> [Exercise aim]: Report, word for word, every line of the material that contains "this".

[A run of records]

————

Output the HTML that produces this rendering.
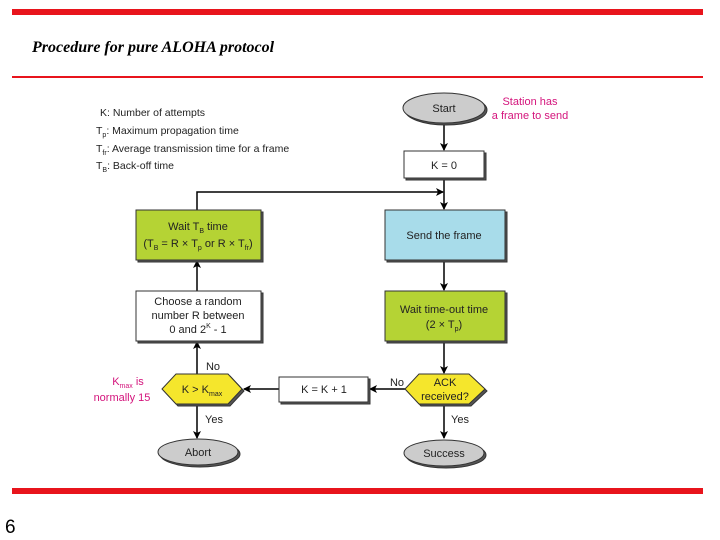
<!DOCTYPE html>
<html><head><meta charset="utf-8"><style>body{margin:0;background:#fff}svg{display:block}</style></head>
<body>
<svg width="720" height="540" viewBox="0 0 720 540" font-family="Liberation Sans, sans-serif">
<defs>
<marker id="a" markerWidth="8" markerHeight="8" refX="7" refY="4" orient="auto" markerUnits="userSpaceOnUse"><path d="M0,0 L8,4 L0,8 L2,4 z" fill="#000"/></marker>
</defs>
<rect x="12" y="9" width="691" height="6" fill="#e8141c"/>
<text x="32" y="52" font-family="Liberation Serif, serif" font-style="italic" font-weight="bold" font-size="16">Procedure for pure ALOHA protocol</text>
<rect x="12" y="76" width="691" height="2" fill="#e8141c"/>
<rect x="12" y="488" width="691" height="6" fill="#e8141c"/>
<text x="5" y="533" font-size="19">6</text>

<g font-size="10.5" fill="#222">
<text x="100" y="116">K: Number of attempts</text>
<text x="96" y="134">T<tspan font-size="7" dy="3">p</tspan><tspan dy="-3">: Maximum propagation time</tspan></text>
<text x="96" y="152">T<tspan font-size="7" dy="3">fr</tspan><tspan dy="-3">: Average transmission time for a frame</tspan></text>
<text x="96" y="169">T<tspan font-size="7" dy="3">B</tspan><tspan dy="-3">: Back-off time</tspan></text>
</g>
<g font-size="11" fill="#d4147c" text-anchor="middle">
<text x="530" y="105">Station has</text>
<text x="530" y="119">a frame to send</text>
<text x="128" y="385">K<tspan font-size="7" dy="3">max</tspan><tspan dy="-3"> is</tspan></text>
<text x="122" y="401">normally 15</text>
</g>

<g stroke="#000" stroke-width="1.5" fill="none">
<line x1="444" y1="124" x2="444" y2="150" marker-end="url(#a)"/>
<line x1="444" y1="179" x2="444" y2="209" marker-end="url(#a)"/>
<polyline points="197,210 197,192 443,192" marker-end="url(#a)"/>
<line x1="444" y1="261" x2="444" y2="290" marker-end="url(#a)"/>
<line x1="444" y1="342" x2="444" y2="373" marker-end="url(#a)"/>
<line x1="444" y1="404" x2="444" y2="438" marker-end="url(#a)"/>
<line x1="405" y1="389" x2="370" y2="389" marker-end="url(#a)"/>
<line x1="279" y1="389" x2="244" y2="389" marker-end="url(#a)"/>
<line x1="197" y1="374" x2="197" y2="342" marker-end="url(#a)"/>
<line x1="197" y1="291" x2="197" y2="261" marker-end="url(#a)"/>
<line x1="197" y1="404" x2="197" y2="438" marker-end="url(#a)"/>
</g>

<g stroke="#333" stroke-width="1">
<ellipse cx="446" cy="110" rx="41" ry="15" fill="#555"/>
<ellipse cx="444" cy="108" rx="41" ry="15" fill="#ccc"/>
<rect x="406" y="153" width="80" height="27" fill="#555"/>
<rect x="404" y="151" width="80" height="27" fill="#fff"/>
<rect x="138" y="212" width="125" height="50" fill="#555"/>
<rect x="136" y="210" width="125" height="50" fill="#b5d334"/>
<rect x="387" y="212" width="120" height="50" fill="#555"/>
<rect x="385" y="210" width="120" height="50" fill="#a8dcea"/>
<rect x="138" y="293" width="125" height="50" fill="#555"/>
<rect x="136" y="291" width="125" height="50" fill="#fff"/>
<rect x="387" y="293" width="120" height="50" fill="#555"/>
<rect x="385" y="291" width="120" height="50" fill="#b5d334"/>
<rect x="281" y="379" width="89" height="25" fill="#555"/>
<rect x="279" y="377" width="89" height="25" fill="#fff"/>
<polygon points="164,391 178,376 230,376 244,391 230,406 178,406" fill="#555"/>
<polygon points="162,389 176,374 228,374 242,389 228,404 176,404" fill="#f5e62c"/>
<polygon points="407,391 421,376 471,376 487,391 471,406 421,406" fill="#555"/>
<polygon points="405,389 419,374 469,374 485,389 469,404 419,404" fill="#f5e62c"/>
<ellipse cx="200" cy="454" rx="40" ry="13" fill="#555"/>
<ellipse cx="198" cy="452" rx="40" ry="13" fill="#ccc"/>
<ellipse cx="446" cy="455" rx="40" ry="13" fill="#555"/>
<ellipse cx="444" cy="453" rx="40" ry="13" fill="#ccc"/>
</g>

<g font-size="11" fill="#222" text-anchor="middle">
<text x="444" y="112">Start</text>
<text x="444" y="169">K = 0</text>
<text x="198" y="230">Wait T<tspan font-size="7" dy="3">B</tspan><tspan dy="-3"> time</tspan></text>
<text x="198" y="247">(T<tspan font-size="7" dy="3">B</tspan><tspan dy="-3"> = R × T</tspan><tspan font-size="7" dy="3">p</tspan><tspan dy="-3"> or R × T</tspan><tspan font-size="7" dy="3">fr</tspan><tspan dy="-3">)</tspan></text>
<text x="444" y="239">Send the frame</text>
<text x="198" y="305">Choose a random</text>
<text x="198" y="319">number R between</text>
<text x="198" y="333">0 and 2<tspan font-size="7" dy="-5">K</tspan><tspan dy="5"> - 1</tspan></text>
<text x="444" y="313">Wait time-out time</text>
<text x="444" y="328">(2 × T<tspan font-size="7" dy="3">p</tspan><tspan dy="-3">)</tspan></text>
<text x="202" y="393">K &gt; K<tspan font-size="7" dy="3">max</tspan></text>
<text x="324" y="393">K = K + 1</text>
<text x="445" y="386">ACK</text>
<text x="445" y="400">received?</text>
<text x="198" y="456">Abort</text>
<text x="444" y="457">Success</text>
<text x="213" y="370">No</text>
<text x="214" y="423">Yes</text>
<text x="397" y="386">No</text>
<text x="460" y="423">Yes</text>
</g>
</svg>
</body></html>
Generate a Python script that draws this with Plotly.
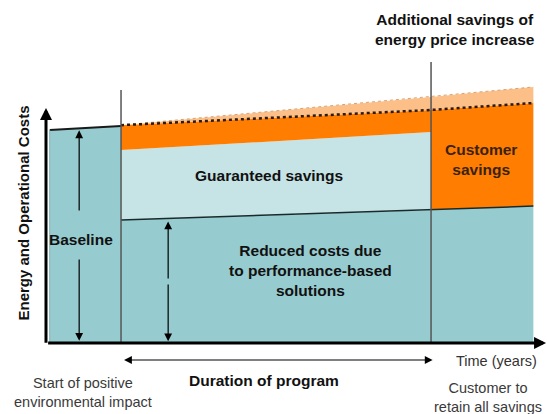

————

> [Answer in full]:
Output the HTML that produces this rendering.
Generate a Python script that draws this with Plotly.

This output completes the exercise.